Over and over in my mind, I kept visualizing and believing for the best. Surrendering it to the universe, and knowing my fate was in another's hands, and trusting it was good. This baby was coming. I could not stop it. On the car ride to the hospital, I would push on each contraction. At one point I asked my husband to pull over because I thought she was going to come out! Although an intense situation was happening in the car, I was able to stay completely calm, eyes shut, with no screaming, no pain.
Then, we finally got to the hospital.
After I walked into the hospital, they laid me on the bed as many doctors came in to figure out what to do. At this hospital (any hospital really) they never deliver breech and consider it incredibly dangerous. The first doctors that checked me were throwing out warnings of death for me and baby while highly pushing us to begin an emergency c-section.
This whole time, by the way, I am still pushing with each contraction.
Just as they were about to begin c-section prep, the head doctor came in and checked me and said that the baby was already so far down that I could try to deliver it naturally, but if something happened it would be a hundred times worse than a c-section because they would have to cut everything open as the baby was so low.
They immediately rolled me into the OR, threw me on my back, and began checking me over and over. (That was the most uncomfortable part of the whole birth!) The room was filled with more than 10 doctors all staring at me and ready to jump in.
After pushing for a bit, she came out easily and was placed on my chest!
The doctors were amazed. Each one came to me and said they have never seen anything like that before—giving birth with such a peaceful bearing, without any meds... let alone breech! I felt so lucky and blessed this this was the outcome.
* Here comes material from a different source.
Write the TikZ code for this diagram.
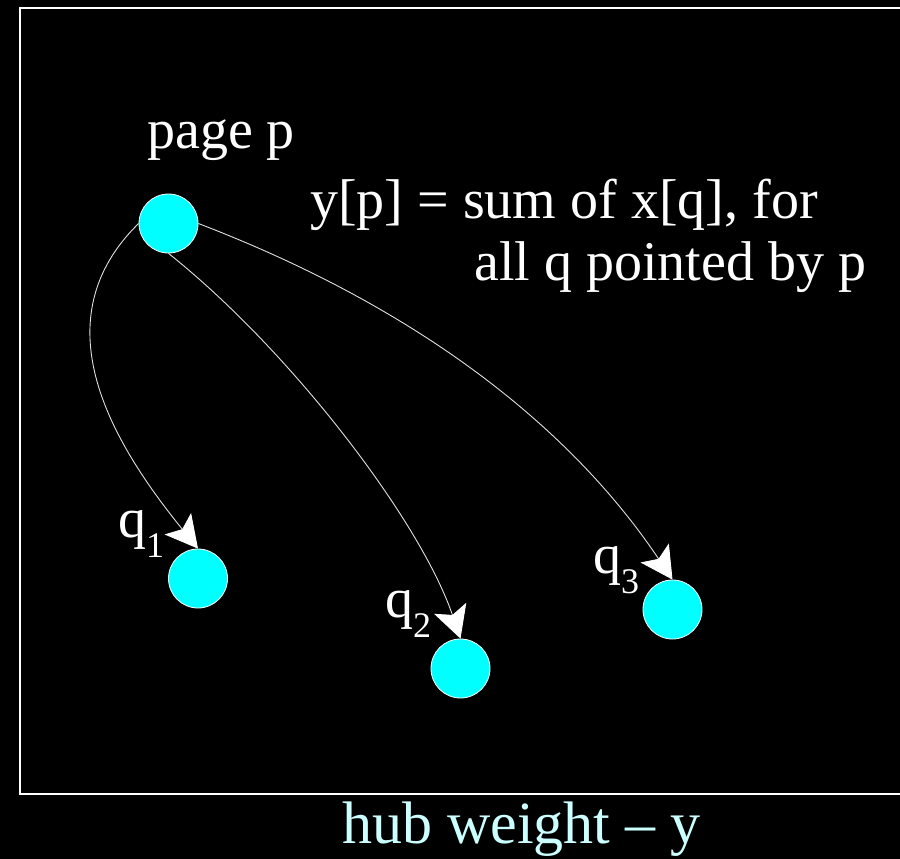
\documentclass[tikz,border=0pt]{standalone}
\usepackage{fontspec}
\setmainfont{Liberation Serif}
\usetikzlibrary{arrows.meta}
\definecolor{pagecyan}{RGB}{0,255,255}
\definecolor{hubcyan}{RGB}{204,255,255}
\tikzset{
  pagenode/.style={circle, fill=pagecyan, draw=white, line width=0.8pt, minimum size=59pt, inner sep=0pt},
  link/.style={draw=white!88!black, line width=0.9pt, -{Stealth[length=32pt,width=34pt,inset=7pt,color=white]}},
  bigtext/.style={anchor=base west, inner sep=0pt, text=white, font=\fontsize{56}{64}\selectfont},
}
\begin{document}
\begin{tikzpicture}[x=1pt,y=-1pt]
% black slide, frame open on the right
\path[use as bounding box, fill=black] (0,0) rectangle (900,859);
\draw[white, line width=1.6pt] (905,8) -- (20,8) -- (20,794) -- (905,794);
% page p and the pages it points to
\node[pagenode] (p) at (168.5,223.5) {};
\foreach \n/\x/\y in {1/198/578.5, 2/460.5/668.5, 3/672.5/609.5}
  \node[pagenode] (q\n) at (\x,\y) {};
% labels
\node[bigtext] (plabel) at (147,148) {page p};
\node[bigtext] (sumline) at (310,218) {y[p] = sum of x[q], for};
\node[bigtext] (sumrest) at (474,280) {all q pointed by p};
\foreach \n/\x/\y in {1/118/537, 2/385/617, 3/593/573}
  \node[bigtext] (lq\n) at (\x,\y) {q\raisebox{-20pt}{\fontsize{36}{36}\selectfont\n}};
% links from p
\draw[link] (p.west) .. controls (40,320) and (110,440) .. (q1.north);
\draw[link] (p.south) .. controls (290,350) and (420,520) .. (q2.north);
\draw[link] (p.east) .. controls (432,313) and (577,437) .. (q3.north);
% caption under the frame
\node[anchor=base west, inner sep=0pt, text=hubcyan, font=\fontsize{60}{70}\selectfont] (caption) at (342,843) {hub weight -- y};
\end{tikzpicture}
\end{document}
My heart was full of joy and gratitude for what had just taken place. The best part? We literally walked out of the hospital five hours later and went home for good.
So, as it turns out, your mindset can make your birth more peaceful.
Of course, things hardly ever go as planned. It may not make everything smooth sailing—I feel lucky that things turned out the way that they did, and know they could have gone south very, very quickly. But even if they had, knowing that you do have the ability to stay mentally strong with inner peace can only help in moment.